AI SEO

AI Overviews vs SEO: New Rules of Search Visibility

Episode Overview

For more than twenty years, search visibility followed a predictable formula. Rank in the top ten results and you capture traffic. The blue link economy defined how websites, marketers, and publishers competed online.

That system is now being fundamentally rewritten.

In Episode 64 of The Deep Dive podcast, we explore how generative AI is transforming search engines from information retrieval systems into information synthesis engines. Instead of simply ranking pages, modern search platforms increasingly generate answers directly on the results page.

Recent research across hundreds of thousands of keywords shows that the connection between traditional rankings and AI generated citations is rapidly weakening. Pages that once dominated page one results are no longer guaranteed to be the sources used by AI systems.

This episode breaks down the technologies, data trends, and platform decisions behind this shift and what it means for the future of SEO.

Key Topics Covered

The Collapse of the Blue Link Economy

For decades, SEO success meant ranking in the top ten results. New data shows that AI generated answers are increasingly pulling information from sources beyond the traditional first page of results.

This signals a structural change in how search engines identify authoritative information.

How Query Fanout Is Changing Search

Generative search models now break user queries into multiple background sub queries. This process allows AI systems to collect specific information fragments across many sources before synthesizing a final answer.

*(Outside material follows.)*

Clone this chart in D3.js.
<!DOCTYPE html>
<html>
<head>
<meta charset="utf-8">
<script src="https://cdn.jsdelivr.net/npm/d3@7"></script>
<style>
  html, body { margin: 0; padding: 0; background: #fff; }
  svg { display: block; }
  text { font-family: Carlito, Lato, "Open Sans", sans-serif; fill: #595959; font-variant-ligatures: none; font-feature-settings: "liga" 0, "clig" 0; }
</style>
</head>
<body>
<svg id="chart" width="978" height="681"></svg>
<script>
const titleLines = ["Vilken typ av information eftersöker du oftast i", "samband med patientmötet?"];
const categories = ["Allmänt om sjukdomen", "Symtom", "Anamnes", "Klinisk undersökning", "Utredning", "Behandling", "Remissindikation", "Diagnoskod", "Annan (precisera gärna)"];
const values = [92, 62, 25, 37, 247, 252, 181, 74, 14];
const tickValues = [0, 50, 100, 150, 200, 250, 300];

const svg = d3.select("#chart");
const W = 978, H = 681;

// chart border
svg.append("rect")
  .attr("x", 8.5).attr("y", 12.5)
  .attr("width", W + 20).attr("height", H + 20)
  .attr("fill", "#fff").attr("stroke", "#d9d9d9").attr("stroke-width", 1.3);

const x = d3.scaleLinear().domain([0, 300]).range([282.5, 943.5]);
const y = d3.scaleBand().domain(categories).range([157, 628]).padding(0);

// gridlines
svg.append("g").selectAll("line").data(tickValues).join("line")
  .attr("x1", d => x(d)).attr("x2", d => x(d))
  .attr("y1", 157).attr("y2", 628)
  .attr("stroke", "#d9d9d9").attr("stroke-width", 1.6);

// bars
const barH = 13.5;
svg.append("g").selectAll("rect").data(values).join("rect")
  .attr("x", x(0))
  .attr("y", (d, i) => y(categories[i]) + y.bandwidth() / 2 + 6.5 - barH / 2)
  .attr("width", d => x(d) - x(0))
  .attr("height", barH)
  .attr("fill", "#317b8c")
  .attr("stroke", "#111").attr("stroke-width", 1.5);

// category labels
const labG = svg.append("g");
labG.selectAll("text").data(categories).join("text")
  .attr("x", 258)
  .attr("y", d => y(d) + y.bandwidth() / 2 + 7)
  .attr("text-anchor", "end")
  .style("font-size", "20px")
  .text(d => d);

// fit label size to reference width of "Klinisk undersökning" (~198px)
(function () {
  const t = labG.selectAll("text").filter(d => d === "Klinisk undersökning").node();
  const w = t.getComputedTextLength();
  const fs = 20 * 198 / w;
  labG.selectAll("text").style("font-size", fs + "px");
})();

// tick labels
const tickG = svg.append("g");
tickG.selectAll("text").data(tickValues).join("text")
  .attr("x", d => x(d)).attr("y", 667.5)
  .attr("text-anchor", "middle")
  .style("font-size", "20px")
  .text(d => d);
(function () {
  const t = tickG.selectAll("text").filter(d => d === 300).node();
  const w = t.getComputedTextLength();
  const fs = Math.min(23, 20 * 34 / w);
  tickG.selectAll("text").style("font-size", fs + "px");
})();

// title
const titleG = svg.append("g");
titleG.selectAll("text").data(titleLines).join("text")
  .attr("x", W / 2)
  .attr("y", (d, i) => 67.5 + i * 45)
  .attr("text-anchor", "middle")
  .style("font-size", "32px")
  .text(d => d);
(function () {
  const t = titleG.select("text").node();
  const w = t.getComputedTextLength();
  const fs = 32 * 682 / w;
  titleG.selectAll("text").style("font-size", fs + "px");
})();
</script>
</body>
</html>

Because of this process, useful data can be extracted from pages that never ranked highly in traditional search results.

Why YouTube Is Becoming a Major AI Citation Source

Generative models are no longer limited to text. They can analyze video transcripts, audio, and visual frames.

This capability has led to a surge in YouTube citations within AI search responses. In many cases, procedural questions are answered more effectively through short video demonstrations than through written articles.

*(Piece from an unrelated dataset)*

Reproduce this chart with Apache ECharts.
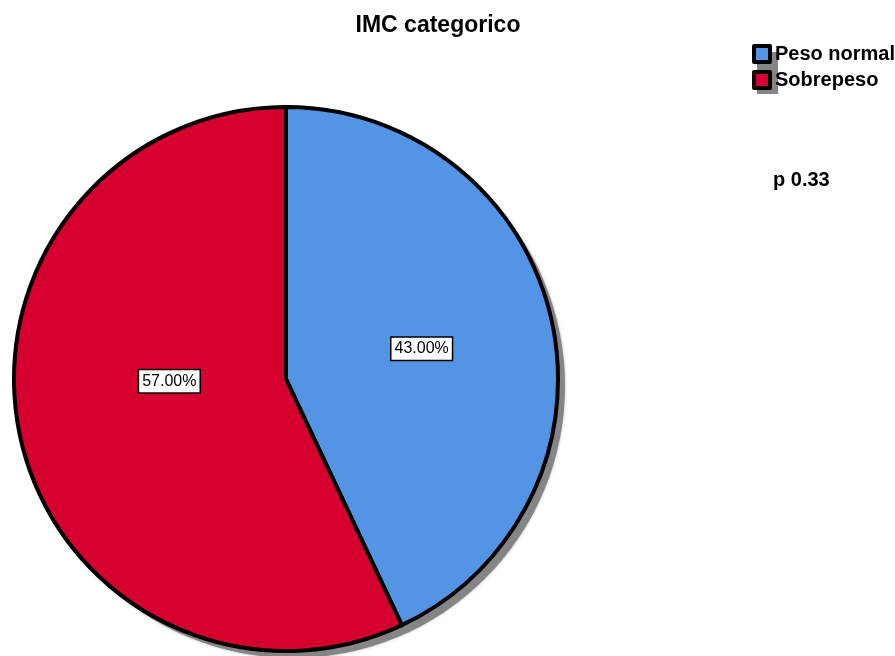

The Rapid Expansion of AI Overviews

AI generated summaries are appearing across a growing percentage of search queries.

Industries such as healthcare, education, and B2B technology are experiencing particularly high adoption rates. In these sectors, search engines increasingly synthesize information from multiple sources before users ever see a list of traditional results.

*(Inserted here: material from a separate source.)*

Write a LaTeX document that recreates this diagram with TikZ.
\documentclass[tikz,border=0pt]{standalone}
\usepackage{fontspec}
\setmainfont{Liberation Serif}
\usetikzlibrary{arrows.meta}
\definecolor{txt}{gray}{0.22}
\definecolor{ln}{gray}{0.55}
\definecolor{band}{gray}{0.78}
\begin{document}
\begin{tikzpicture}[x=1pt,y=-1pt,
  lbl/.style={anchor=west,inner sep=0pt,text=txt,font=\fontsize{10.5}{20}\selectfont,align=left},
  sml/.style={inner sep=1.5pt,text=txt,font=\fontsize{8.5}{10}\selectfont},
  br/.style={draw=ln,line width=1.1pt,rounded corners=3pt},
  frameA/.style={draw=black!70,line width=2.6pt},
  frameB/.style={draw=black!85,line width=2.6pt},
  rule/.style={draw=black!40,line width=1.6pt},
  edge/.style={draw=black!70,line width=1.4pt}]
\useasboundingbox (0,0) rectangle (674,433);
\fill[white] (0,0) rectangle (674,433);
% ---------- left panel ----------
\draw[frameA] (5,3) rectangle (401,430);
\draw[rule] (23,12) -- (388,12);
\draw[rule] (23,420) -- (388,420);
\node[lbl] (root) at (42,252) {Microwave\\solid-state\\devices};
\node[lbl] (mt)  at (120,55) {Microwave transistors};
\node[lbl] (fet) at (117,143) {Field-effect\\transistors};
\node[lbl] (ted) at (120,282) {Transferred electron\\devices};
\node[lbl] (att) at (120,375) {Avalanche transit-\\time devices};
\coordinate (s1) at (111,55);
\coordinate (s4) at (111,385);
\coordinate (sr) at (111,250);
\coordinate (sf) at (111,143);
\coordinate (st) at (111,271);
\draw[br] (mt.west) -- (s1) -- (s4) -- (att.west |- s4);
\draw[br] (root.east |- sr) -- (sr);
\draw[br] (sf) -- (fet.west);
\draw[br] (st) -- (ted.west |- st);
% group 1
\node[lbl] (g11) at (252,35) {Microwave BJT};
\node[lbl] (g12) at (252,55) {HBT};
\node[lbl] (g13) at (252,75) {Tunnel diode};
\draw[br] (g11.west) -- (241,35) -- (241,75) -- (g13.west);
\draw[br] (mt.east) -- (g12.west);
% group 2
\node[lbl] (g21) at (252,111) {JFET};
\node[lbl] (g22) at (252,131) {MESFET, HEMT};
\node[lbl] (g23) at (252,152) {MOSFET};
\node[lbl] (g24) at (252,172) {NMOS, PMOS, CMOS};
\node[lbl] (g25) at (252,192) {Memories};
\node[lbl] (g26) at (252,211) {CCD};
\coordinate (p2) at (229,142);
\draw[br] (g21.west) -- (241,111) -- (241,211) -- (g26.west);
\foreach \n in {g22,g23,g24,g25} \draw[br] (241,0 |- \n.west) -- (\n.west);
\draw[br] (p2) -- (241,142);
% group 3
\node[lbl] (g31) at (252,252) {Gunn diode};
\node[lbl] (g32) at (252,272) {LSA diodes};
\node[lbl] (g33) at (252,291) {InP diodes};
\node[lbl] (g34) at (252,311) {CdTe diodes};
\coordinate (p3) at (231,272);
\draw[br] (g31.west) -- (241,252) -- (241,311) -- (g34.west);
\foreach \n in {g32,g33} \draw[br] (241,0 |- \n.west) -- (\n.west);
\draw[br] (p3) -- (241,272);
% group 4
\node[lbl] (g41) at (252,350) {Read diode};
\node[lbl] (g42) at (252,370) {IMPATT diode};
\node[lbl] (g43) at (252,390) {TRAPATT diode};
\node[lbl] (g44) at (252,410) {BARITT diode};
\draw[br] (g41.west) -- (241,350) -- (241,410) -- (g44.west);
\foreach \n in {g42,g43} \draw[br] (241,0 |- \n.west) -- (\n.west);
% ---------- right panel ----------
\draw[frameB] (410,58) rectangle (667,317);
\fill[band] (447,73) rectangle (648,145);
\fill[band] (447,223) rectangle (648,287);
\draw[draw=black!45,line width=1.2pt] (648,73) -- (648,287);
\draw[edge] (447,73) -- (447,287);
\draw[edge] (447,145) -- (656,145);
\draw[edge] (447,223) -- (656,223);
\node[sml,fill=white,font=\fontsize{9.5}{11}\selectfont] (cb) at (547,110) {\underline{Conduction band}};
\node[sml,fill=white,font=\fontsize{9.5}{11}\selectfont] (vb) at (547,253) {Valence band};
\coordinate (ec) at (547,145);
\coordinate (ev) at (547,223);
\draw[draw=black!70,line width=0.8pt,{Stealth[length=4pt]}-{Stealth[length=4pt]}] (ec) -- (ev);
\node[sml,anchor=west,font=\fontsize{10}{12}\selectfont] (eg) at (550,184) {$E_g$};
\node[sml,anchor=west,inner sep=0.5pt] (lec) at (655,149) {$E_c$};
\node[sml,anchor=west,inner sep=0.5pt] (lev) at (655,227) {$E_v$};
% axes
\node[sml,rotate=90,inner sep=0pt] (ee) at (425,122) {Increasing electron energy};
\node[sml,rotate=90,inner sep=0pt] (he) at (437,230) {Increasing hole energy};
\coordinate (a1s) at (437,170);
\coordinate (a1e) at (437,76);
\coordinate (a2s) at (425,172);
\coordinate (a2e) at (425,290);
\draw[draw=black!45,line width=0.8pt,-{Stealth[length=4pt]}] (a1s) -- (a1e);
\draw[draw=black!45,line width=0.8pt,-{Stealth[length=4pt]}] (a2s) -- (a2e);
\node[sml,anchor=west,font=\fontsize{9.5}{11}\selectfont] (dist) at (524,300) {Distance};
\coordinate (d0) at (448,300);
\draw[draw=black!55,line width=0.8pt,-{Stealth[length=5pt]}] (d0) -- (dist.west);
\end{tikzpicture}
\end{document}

The Changing Role of Technical SEO

Search engines are improving their ability to render JavaScript content, reducing some historical technical barriers for developers.

However, new challenges are emerging. Not all AI related crawlers have the same rendering capabilities as major search engine bots. Websites must ensure their content remains accessible to both traditional search crawlers and emerging AI agents.

Microsoft’s New AI Search Rules

Microsoft has introduced updated Bing webmaster guidelines that directly address AI generated search experiences.

One important change involves the expanded use of the NoArchive directive, which can prevent content from being used in AI generated responses. This creates a strategic decision for publishers balancing visibility against intellectual property protection.

The Rise of AI Manipulation Tactics

As AI driven search becomes more influential, new forms of manipulation are emerging. Some websites attempt to influence AI summaries through hidden prompts embedded in their page code.

Search platforms are actively developing safeguards to detect and prevent these tactics in order to maintain trust in AI generated answers.

Key Takeaways

  • Traditional search rankings no longer guarantee visibility within AI generated results.
  • Generative search systems rely on processes like query fanout to discover highly specific information across the web.
  • Multimodal content such as video is becoming increasingly important for search visibility.
  • Technical SEO must now account for multiple types of crawlers, including AI data collection agents.
  • Publishers must carefully evaluate how their content is used within AI generated search experiences.